▶ Exercise goal: Leave out the pictures and repeat the rest of the material exactly.

▶ Provided material:
#####

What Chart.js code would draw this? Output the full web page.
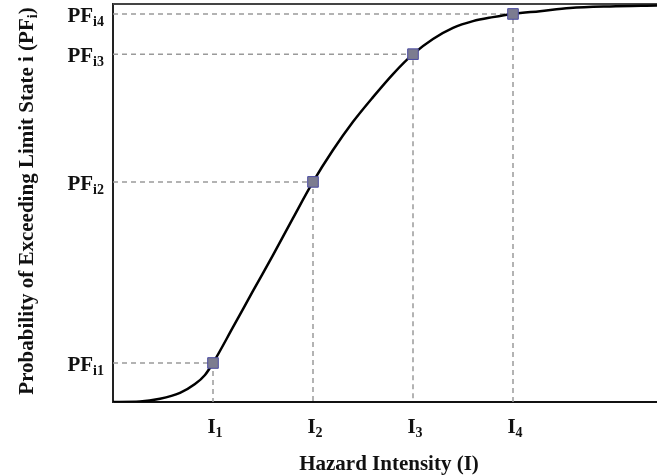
<!DOCTYPE html>
<html>
<head>
<meta charset="utf-8">
<style>
  html, body { margin: 0; padding: 0; background: #fff; }
  canvas { display: block; }
</style>
<script src="https://cdn.jsdelivr.net/npm/chart.js@4.4.0/dist/chart.umd.min.js"></script>
</head>
<body>
<canvas id="fragilityChart" width="657" height="476"></canvas>
<script>
// ---- values ----
// hazard intensity levels I1..I4 and their exceedance probabilities PFi1..PFi4
const intensityLevels = [1, 2, 3, 4];
const intensitySubs = ['1', '2', '3', '4'];
const pfValues = [0.098, 0.553, 0.874, 0.975];
const pfSubs = ['i1', 'i2', 'i3', 'i4'];

// fragility curve
const curveX = [0, 0.27, 0.47, 0.67, 0.82, 0.92, 1.00, 1.20, 1.40, 1.60, 1.80, 2.00,
                2.20, 2.40, 2.60, 2.80, 3.00, 3.20, 3.40, 3.60, 3.80, 4.00, 4.27, 4.57, 4.97, 5.44];
const curveY = [0, 0.001, 0.008, 0.023, 0.045, 0.068, 0.098, 0.188, 0.279, 0.369, 0.462, 0.553,
                0.633, 0.704, 0.766, 0.824, 0.874, 0.912, 0.940, 0.957, 0.967, 0.975, 0.982, 0.990, 0.994, 0.996];

const xMax = 5.44;

// ======================== Datasets ========================

const SERIF = '"Liberation Serif", "Times New Roman", serif';

const guideSets = intensityLevels.map((lvl, i) => ({
    type: 'line',
    data: [{ x: 0, y: pfValues[i] }, { x: lvl, y: pfValues[i] }, { x: lvl, y: 0 }],
    borderColor: '#9a9a9a',
    borderWidth: 1.5,
    borderDash: [5, 4],
    pointRadius: 0,
    tension: 0,
    order: 2
}));

const curveSet = {
    type: 'line',
    data: curveX.map((x, i) => ({ x: x, y: curveY[i] })),
    borderColor: '#000',
    borderWidth: 2.5,
    pointRadius: 0,
    cubicInterpolationMode: 'monotone',
    order: 1
};

const markerSet = {
    type: 'scatter',
    data: intensityLevels.map((lvl, i) => ({ x: lvl, y: pfValues[i] })),
    pointStyle: 'rect',
    pointRadius: 7.5,
    backgroundColor: '#7c7c90',
    borderColor: '#4a4aa0',
    borderWidth: 1,
    order: 0
};

// ======================== Plugins ========================

// top frame line
const topFrame = {
    id: 'topFrame',
    beforeDatasetsDraw(chart) {
        const { ctx, chartArea } = chart;
        ctx.save();
        ctx.strokeStyle = '#444';
        ctx.lineWidth = 2;
        ctx.beginPath();
        ctx.moveTo(chartArea.left, chartArea.top);
        ctx.lineTo(chartArea.right, chartArea.top);
        ctx.stroke();
        ctx.restore();
    }
};

// tick labels and titles with subscripts
const subscriptText = {
    id: 'subscriptText',
    afterDraw(chart) {
        const { ctx, scales: { x, y } } = chart;
        const big = 'bold 21px ' + SERIF;
        const small = 'bold 14px ' + SERIF;
        ctx.save();
        ctx.fillStyle = '#111';
        ctx.textBaseline = 'alphabetic';
        ctx.textAlign = 'left';

        // y ticks: PF with subscript
        y.ticks.forEach((t, i) => {
            const py = y.getPixelForValue(t.value);
            ctx.font = big;
            const w1 = ctx.measureText('PF').width;
            ctx.font = small;
            const w2 = ctx.measureText(pfSubs[i]).width;
            const x0 = y.right - 9 - w1 - w2;
            ctx.font = big;
            ctx.fillText('PF', x0, py + 8);
            ctx.font = small;
            ctx.fillText(pfSubs[i], x0 + w1, py + 12);
        });

        // x ticks: I with subscript
        x.ticks.forEach((t, i) => {
            const px = x.getPixelForValue(t.value);
            ctx.font = big;
            const w1 = ctx.measureText('I').width;
            ctx.font = small;
            const w2 = ctx.measureText(intensitySubs[i]).width;
            const x0 = px + 2 - (w1 + w2) / 2;
            ctx.font = big;
            ctx.fillText('I', x0, x.top + 31);
            ctx.font = small;
            ctx.fillText(intensitySubs[i], x0 + w1, x.top + 35);
        });

        // x title
        ctx.font = 'bold 21px ' + SERIF;
        ctx.textAlign = 'center';
        ctx.fillText('Hazard Intensity (I)', 389, 470);

        // y title (rotated)
        const part1 = 'Probability of Exceeding Limit State i (PF';
        const part2 = 'i';
        const part3 = ')';
        ctx.font = 'bold 21px ' + SERIF;
        const a = ctx.measureText(part1).width;
        const c = ctx.measureText(part3).width;
        ctx.font = 'bold 14px ' + SERIF;
        const b = ctx.measureText(part2).width;
        const total = a + b + c;
        ctx.translate(33, (y.top + y.bottom) / 2 - 2);
        ctx.rotate(-Math.PI / 2);
        ctx.textAlign = 'left';
        let sx = -total / 2;
        ctx.font = 'bold 21px ' + SERIF;
        ctx.fillText(part1, sx, 0);
        sx += a;
        ctx.font = 'bold 14px ' + SERIF;
        ctx.fillText(part2, sx, 4);
        sx += b;
        ctx.font = 'bold 21px ' + SERIF;
        ctx.fillText(part3, sx, 0);
        ctx.restore();
    }
};

// ======================== Chart ========================

Chart.defaults.font.family = SERIF;

new Chart(document.getElementById('fragilityChart').getContext('2d'), {
    type: 'scatter',
    data: { datasets: [markerSet, curveSet, ...guideSets] },
    options: {
        responsive: false,
        animation: false,
        layout: { autoPadding: false, padding: { top: 4, right: 0, left: 0, bottom: 0 } },
        plugins: {
            legend: { display: false },
            tooltip: { enabled: false }
        },
        scales: {
            x: {
                type: 'linear',
                min: 0,
                max: xMax,
                grid: { display: false },
                border: { display: true, color: '#111', width: 2 },
                ticks: { display: false },
                afterBuildTicks: s => { s.ticks = intensityLevels.map(v => ({ value: v })); },
                afterFit: s => { s.height = 74; }
            },
            y: {
                type: 'linear',
                min: 0,
                max: 1,
                grid: { display: false },
                border: { display: true, color: '#222', width: 2 },
                ticks: { display: false },
                afterBuildTicks: s => { s.ticks = pfValues.map(v => ({ value: v })); },
                afterFit: s => { s.width = 113; }
            }
        }
    },
    plugins: [topFrame, subscriptText]
});
</script>
</body>
</html>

#####

▶ Problem solution:
What Chart.js code would draw this? Output the full web page.
<!DOCTYPE html>
<html>
<head>
<meta charset="utf-8">
<style>
  html, body { margin: 0; padding: 0; background: #fff; }
  canvas { display: block; }
</style>
<script src="https://cdn.jsdelivr.net/npm/chart.js@4.4.0/dist/chart.umd.min.js"></script>
</head>
<body>
<canvas id="fragilityChart" width="657" height="476"></canvas>
<script>
// ---- values ----
// hazard intensity levels I1..I4 and their exceedance probabilities PFi1..PFi4
const intensityLevels = [1, 2, 3, 4];
const intensitySubs = ['1', '2', '3', '4'];
const pfValues = [0.098, 0.553, 0.874, 0.975];
const pfSubs = ['i1', 'i2', 'i3', 'i4'];

// fragility curve
const curveX = [0, 0.27, 0.47, 0.67, 0.82, 0.92, 1.00, 1.20, 1.40, 1.60, 1.80, 2.00,
                2.20, 2.40, 2.60, 2.80, 3.00, 3.20, 3.40, 3.60, 3.80, 4.00, 4.27, 4.57, 4.97, 5.44];
const curveY = [0, 0.001, 0.008, 0.023, 0.045, 0.068, 0.098, 0.188, 0.279, 0.369, 0.462, 0.553,
                0.633, 0.704, 0.766, 0.824, 0.874, 0.912, 0.940, 0.957, 0.967, 0.975, 0.982, 0.990, 0.994, 0.996];

const xMax = 5.44;

// ======================== Datasets ========================

const SERIF = '"Liberation Serif", "Times New Roman", serif';

const guideSets = intensityLevels.map((lvl, i) => ({
    type: 'line',
    data: [{ x: 0, y: pfValues[i] }, { x: lvl, y: pfValues[i] }, { x: lvl, y: 0 }],
    borderColor: '#9a9a9a',
    borderWidth: 1.5,
    borderDash: [5, 4],
    pointRadius: 0,
    tension: 0,
    order: 2
}));

const curveSet = {
    type: 'line',
    data: curveX.map((x, i) => ({ x: x, y: curveY[i] })),
    borderColor: '#000',
    borderWidth: 2.5,
    pointRadius: 0,
    cubicInterpolationMode: 'monotone',
    order: 1
};

const markerSet = {
    type: 'scatter',
    data: intensityLevels.map((lvl, i) => ({ x: lvl, y: pfValues[i] })),
    pointStyle: 'rect',
    pointRadius: 7.5,
    backgroundColor: '#7c7c90',
    borderColor: '#4a4aa0',
    borderWidth: 1,
    order: 0
};

// ======================== Plugins ========================

// top frame line
const topFrame = {
    id: 'topFrame',
    beforeDatasetsDraw(chart) {
        const { ctx, chartArea } = chart;
        ctx.save();
        ctx.strokeStyle = '#444';
        ctx.lineWidth = 2;
        ctx.beginPath();
        ctx.moveTo(chartArea.left, chartArea.top);
        ctx.lineTo(chartArea.right, chartArea.top);
        ctx.stroke();
        ctx.restore();
    }
};

// tick labels and titles with subscripts
const subscriptText = {
    id: 'subscriptText',
    afterDraw(chart) {
        const { ctx, scales: { x, y } } = chart;
        const big = 'bold 21px ' + SERIF;
        const small = 'bold 14px ' + SERIF;
        ctx.save();
        ctx.fillStyle = '#111';
        ctx.textBaseline = 'alphabetic';
        ctx.textAlign = 'left';

        // y ticks: PF with subscript
        y.ticks.forEach((t, i) => {
            const py = y.getPixelForValue(t.value);
            ctx.font = big;
            const w1 = ctx.measureText('PF').width;
            ctx.font = small;
            const w2 = ctx.measureText(pfSubs[i]).width;
            const x0 = y.right - 9 - w1 - w2;
            ctx.font = big;
            ctx.fillText('PF', x0, py + 8);
            ctx.font = small;
            ctx.fillText(pfSubs[i], x0 + w1, py + 12);
        });

        // x ticks: I with subscript
        x.ticks.forEach((t, i) => {
            const px = x.getPixelForValue(t.value);
            ctx.font = big;
            const w1 = ctx.measureText('I').width;
            ctx.font = small;
            const w2 = ctx.measureText(intensitySubs[i]).width;
            const x0 = px + 2 - (w1 + w2) / 2;
            ctx.font = big;
            ctx.fillText('I', x0, x.top + 31);
            ctx.font = small;
            ctx.fillText(intensitySubs[i], x0 + w1, x.top + 35);
        });

        // x title
        ctx.font = 'bold 21px ' + SERIF;
        ctx.textAlign = 'center';
        ctx.fillText('Hazard Intensity (I)', 389, 470);

        // y title (rotated)
        const part1 = 'Probability of Exceeding Limit State i (PF';
        const part2 = 'i';
        const part3 = ')';
        ctx.font = 'bold 21px ' + SERIF;
        const a = ctx.measureText(part1).width;
        const c = ctx.measureText(part3).width;
        ctx.font = 'bold 14px ' + SERIF;
        const b = ctx.measureText(part2).width;
        const total = a + b + c;
        ctx.translate(33, (y.top + y.bottom) / 2 - 2);
        ctx.rotate(-Math.PI / 2);
        ctx.textAlign = 'left';
        let sx = -total / 2;
        ctx.font = 'bold 21px ' + SERIF;
        ctx.fillText(part1, sx, 0);
        sx += a;
        ctx.font = 'bold 14px ' + SERIF;
        ctx.fillText(part2, sx, 4);
        sx += b;
        ctx.font = 'bold 21px ' + SERIF;
        ctx.fillText(part3, sx, 0);
        ctx.restore();
    }
};

// ======================== Chart ========================

Chart.defaults.font.family = SERIF;

new Chart(document.getElementById('fragilityChart').getContext('2d'), {
    type: 'scatter',
    data: { datasets: [markerSet, curveSet, ...guideSets] },
    options: {
        responsive: false,
        animation: false,
        layout: { autoPadding: false, padding: { top: 4, right: 0, left: 0, bottom: 0 } },
        plugins: {
            legend: { display: false },
            tooltip: { enabled: false }
        },
        scales: {
            x: {
                type: 'linear',
                min: 0,
                max: xMax,
                grid: { display: false },
                border: { display: true, color: '#111', width: 2 },
                ticks: { display: false },
                afterBuildTicks: s => { s.ticks = intensityLevels.map(v => ({ value: v })); },
                afterFit: s => { s.height = 74; }
            },
            y: {
                type: 'linear',
                min: 0,
                max: 1,
                grid: { display: false },
                border: { display: true, color: '#222', width: 2 },
                ticks: { display: false },
                afterBuildTicks: s => { s.ticks = pfValues.map(v => ({ value: v })); },
                afterFit: s => { s.width = 113; }
            }
        }
    },
    plugins: [topFrame, subscriptText]
});
</script>
</body>
</html>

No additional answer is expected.